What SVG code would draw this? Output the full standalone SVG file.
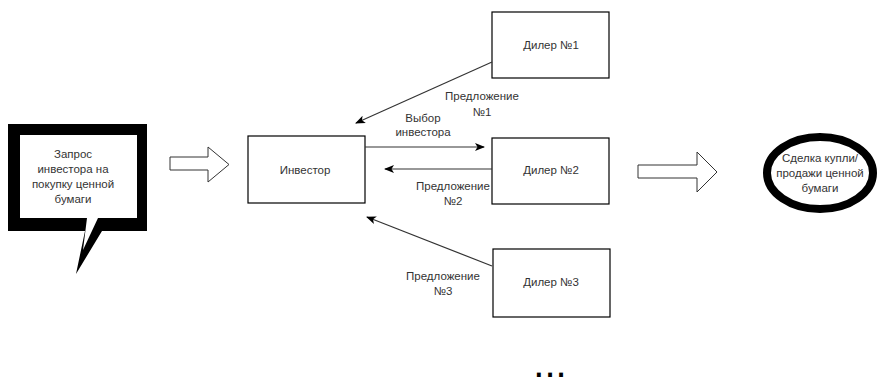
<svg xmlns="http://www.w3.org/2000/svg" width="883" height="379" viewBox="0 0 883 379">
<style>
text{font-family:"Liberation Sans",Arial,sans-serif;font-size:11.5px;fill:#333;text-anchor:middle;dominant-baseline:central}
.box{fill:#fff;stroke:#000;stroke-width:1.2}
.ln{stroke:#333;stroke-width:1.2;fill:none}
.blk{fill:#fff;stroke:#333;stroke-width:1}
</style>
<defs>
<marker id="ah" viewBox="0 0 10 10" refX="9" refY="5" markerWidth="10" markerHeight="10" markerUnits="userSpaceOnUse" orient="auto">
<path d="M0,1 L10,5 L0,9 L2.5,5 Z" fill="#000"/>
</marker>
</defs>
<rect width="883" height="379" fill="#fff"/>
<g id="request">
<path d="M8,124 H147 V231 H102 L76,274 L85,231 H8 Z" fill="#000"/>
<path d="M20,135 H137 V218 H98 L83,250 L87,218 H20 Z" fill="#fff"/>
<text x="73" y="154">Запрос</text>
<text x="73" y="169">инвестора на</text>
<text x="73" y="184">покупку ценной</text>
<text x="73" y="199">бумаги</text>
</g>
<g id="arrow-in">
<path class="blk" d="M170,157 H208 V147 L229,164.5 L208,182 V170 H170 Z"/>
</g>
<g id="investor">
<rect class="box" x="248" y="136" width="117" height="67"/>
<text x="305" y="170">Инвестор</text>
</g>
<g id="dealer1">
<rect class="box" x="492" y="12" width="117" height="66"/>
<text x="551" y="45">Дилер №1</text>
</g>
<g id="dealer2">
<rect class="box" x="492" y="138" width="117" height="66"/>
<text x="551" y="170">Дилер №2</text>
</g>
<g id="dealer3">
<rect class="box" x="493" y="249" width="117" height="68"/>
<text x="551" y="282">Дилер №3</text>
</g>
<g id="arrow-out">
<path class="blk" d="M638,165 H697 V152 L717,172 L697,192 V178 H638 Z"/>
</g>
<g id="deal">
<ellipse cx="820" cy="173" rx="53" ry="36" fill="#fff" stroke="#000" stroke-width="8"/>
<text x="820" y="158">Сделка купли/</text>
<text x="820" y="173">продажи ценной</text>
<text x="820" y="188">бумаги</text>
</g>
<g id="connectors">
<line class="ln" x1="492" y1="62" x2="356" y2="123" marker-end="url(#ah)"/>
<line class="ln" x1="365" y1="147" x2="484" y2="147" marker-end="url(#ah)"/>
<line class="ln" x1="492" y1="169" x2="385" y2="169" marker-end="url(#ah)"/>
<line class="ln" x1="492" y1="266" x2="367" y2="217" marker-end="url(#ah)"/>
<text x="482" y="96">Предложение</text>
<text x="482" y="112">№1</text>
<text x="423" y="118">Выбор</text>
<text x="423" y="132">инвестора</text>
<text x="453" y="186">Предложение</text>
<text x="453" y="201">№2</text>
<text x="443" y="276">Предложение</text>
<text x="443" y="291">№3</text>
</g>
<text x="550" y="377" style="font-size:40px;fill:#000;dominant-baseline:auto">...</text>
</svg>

+---+

■ **PROBLEM DESCRIPTION**
Return to the listing above and set it down exactly, leaving out its pictures.

■ **REPLY TO THE TASK**
What SVG code would draw this? Output the full standalone SVG file.
<svg xmlns="http://www.w3.org/2000/svg" width="883" height="379" viewBox="0 0 883 379">
<style>
text{font-family:"Liberation Sans",Arial,sans-serif;font-size:11.5px;fill:#333;text-anchor:middle;dominant-baseline:central}
.box{fill:#fff;stroke:#000;stroke-width:1.2}
.ln{stroke:#333;stroke-width:1.2;fill:none}
.blk{fill:#fff;stroke:#333;stroke-width:1}
</style>
<defs>
<marker id="ah" viewBox="0 0 10 10" refX="9" refY="5" markerWidth="10" markerHeight="10" markerUnits="userSpaceOnUse" orient="auto">
<path d="M0,1 L10,5 L0,9 L2.5,5 Z" fill="#000"/>
</marker>
</defs>
<rect width="883" height="379" fill="#fff"/>
<g id="request">
<path d="M8,124 H147 V231 H102 L76,274 L85,231 H8 Z" fill="#000"/>
<path d="M20,135 H137 V218 H98 L83,250 L87,218 H20 Z" fill="#fff"/>
<text x="73" y="154">Запрос</text>
<text x="73" y="169">инвестора на</text>
<text x="73" y="184">покупку ценной</text>
<text x="73" y="199">бумаги</text>
</g>
<g id="arrow-in">
<path class="blk" d="M170,157 H208 V147 L229,164.5 L208,182 V170 H170 Z"/>
</g>
<g id="investor">
<rect class="box" x="248" y="136" width="117" height="67"/>
<text x="305" y="170">Инвестор</text>
</g>
<g id="dealer1">
<rect class="box" x="492" y="12" width="117" height="66"/>
<text x="551" y="45">Дилер №1</text>
</g>
<g id="dealer2">
<rect class="box" x="492" y="138" width="117" height="66"/>
<text x="551" y="170">Дилер №2</text>
</g>
<g id="dealer3">
<rect class="box" x="493" y="249" width="117" height="68"/>
<text x="551" y="282">Дилер №3</text>
</g>
<g id="arrow-out">
<path class="blk" d="M638,165 H697 V152 L717,172 L697,192 V178 H638 Z"/>
</g>
<g id="deal">
<ellipse cx="820" cy="173" rx="53" ry="36" fill="#fff" stroke="#000" stroke-width="8"/>
<text x="820" y="158">Сделка купли/</text>
<text x="820" y="173">продажи ценной</text>
<text x="820" y="188">бумаги</text>
</g>
<g id="connectors">
<line class="ln" x1="492" y1="62" x2="356" y2="123" marker-end="url(#ah)"/>
<line class="ln" x1="365" y1="147" x2="484" y2="147" marker-end="url(#ah)"/>
<line class="ln" x1="492" y1="169" x2="385" y2="169" marker-end="url(#ah)"/>
<line class="ln" x1="492" y1="266" x2="367" y2="217" marker-end="url(#ah)"/>
<text x="482" y="96">Предложение</text>
<text x="482" y="112">№1</text>
<text x="423" y="118">Выбор</text>
<text x="423" y="132">инвестора</text>
<text x="453" y="186">Предложение</text>
<text x="453" y="201">№2</text>
<text x="443" y="276">Предложение</text>
<text x="443" y="291">№3</text>
</g>
<text x="550" y="377" style="font-size:40px;fill:#000;dominant-baseline:auto">...</text>
</svg>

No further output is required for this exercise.